Project description:Tyrosine kinase inhibitors (EGFR-TKIs) targeting the epidermal growth factor receptor (EGFR) have been used in non-small cell lung carcinoma (NSCLC) for years with promising results, in particular in patients with activating mutations in the EGFR kinase domain (exon 19 E746-A750 deletion or exon 21 L858R point mutation). However, despite their great success in the clinic, a significant number of patients do not respond to EGFR-TKIs, such as those carrying the L858R/T790M mutation or EGFR wild type. Thus, detecting the EGFR mutation status before EGFR-TKIs therapy is essential to ensure its efficacy.
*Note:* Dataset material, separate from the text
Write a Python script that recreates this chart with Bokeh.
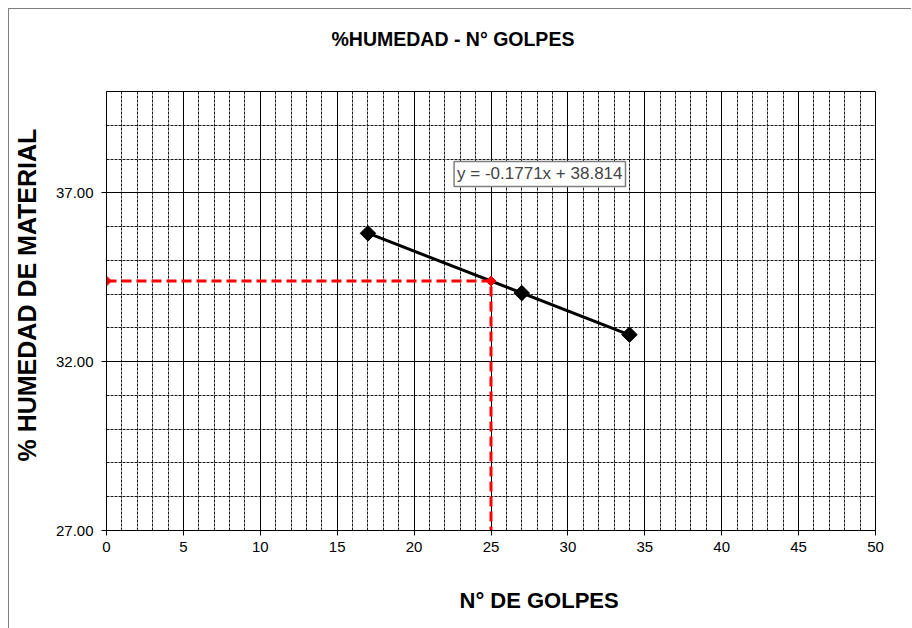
import math
from bokeh.plotting import figure
from bokeh.models import (Range1d, FixedTicker, NumeralTickFormatter, Label, Title)
from bokeh.embed import file_html
from bokeh.resources import INLINE

# ---- data ----
golpes = [17, 27, 34]
humedad = [35.80, 34.03, 32.80]
slope = -0.1771
intercept = 38.814
golpes_ref = 25
x_ticks = [0, 5, 10, 15, 20, 25, 30, 35, 40, 45, 50]
y_ticks = [27, 32, 37]
y_minor = [28, 29, 30, 31, 33, 34, 35, 36, 38, 39, 40]
x_minor = [i for i in range(0, 51) if i % 5 != 0]

title_txt = "%HUMEDAD -  N° GOLPES"
xlab = "N° DE GOLPES"
ylab = "% HUMEDAD DE MATERIAL"
eq_txt = "y = -0.1771x + 38.814"

FONT = "Liberation Sans"

p = figure(width=902, height=619, output_backend="svg", toolbar_location=None,
           x_range=Range1d(0, 50), y_range=Range1d(27, 40),
           frame_width=769, frame_height=439, title_location=None,
           min_border_left=97, min_border_right=36, min_border_top=82, min_border_bottom=98)
p.styles = {"margin-left": "8px", "margin-top": "8px",
            "border-left": "1px solid #7f7f7f", "border-top": "1px solid #7f7f7f"}
p.background_fill_color = "white"
p.border_fill_color = "white"
p.outline_line_color = "black"
p.outline_line_width = 1

# axes
p.xaxis.ticker = FixedTicker(ticks=x_ticks, minor_ticks=x_minor)
p.yaxis.ticker = FixedTicker(ticks=y_ticks, minor_ticks=y_minor)
p.yaxis.formatter = NumeralTickFormatter(format="0.00")
for ax in (p.xaxis[0], p.yaxis[0]):
    ax.major_tick_out = 5
    ax.major_tick_in = 0
    ax.minor_tick_line_color = None
    ax.axis_line_color = "black"
    ax.major_tick_line_color = "black"
    ax.major_label_text_font = FONT
    ax.major_label_text_font_size = "15px"
    ax.major_label_text_color = "black"
p.xaxis.major_label_standoff = 6
p.yaxis.major_label_standoff = 8

# grids
for g in (p.xgrid[0], p.ygrid[0]):
    g.grid_line_color = "black"
    g.grid_line_width = 1
    g.grid_line_alpha = 1.0
    g.minor_grid_line_color = "#1a1a1a"
    g.minor_grid_line_width = 1
    g.minor_grid_line_alpha = 1.0
    g.minor_grid_line_dash = "3 1"

def spacer(size, standoff):
    return Title(text=" ", text_font=FONT, text_font_size=size, standoff=standoff)

# chart title (spacer between frame and title)
p.add_layout(spacer("19px", 19), "above")
p.add_layout(Title(text=title_txt, align="left", offset=225, text_font=FONT,
                   text_font_size="19.5px", text_font_style="bold", text_color="black",
                   standoff=0), "above")

# axis titles as side titles (offset as in the sheet)
p.add_layout(spacer("9px", 0), "left")
p.add_layout(Title(text=ylab, align="left", offset=69, text_font=FONT,
                   text_font_size="25px", text_font_style="bold", text_color="black",
                   standoff=0), "left")
p.add_layout(spacer("19px", 8), "below")
p.add_layout(Title(text=xlab, align="left", offset=353, text_font=FONT,
                   text_font_size="22px", text_font_style="bold", text_color="black",
                   standoff=0), "below")

# trend line across data range
tx = [min(golpes), max(golpes)]
ty = [slope * v + intercept for v in tx]
p.line(tx, ty, line_color="black", line_width=3)
p.scatter(golpes, humedad, marker="square", angle=math.pi / 4, size=11, color="black")

# reference dashed red
h_ref = slope * golpes_ref + intercept
rx = [0, golpes_ref, golpes_ref]
ry = [h_ref, h_ref, 27]
p.line(rx, ry, line_color="red", line_width=3, line_dash="10 5")
p.scatter(rx[:2], ry[:2], marker="square", angle=math.pi / 4, size=7, color="red")

# equation label
lab = Label(x=22.6, y=37.56, text=eq_txt, text_font=FONT, text_font_size="17px",
            text_align="left", text_baseline="middle",
            background_fill_color="white", border_line_color="#7f7f7f", border_line_width=1.5,
            padding=3)
p.add_layout(lab)

open("out.html", "w").write(file_html(p, INLINE))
In this study, we report a novel SPECT tracer 99mTc-HYNIC-MPG that binds specifically to activating mutant EGFR and which could therefore be used to noninvasively select patients sensitive to EGFR-TKIs. We evaluated the capacity of 99mTc-HYNIC-MPG in detecting EGFR-activating mutations both in vitro and in vivo using four human NSCLC cell lines (PC9, H1975, H358 and H520). 99mTc-HYNIC-MPG had significantly higher accumulation in PC9 tumor cells when compared to H1975, H358 and H520 tumors cells, which may be due to the activating mutations (exon 19 deletion) in EGFR tyrosine kinase domain in PC9 cells. Thus, 99mTc-HYNIC-MPG SPECT imaging may be used to identify NSCLC tumors with a potential high response rate to EGFR-TKIs.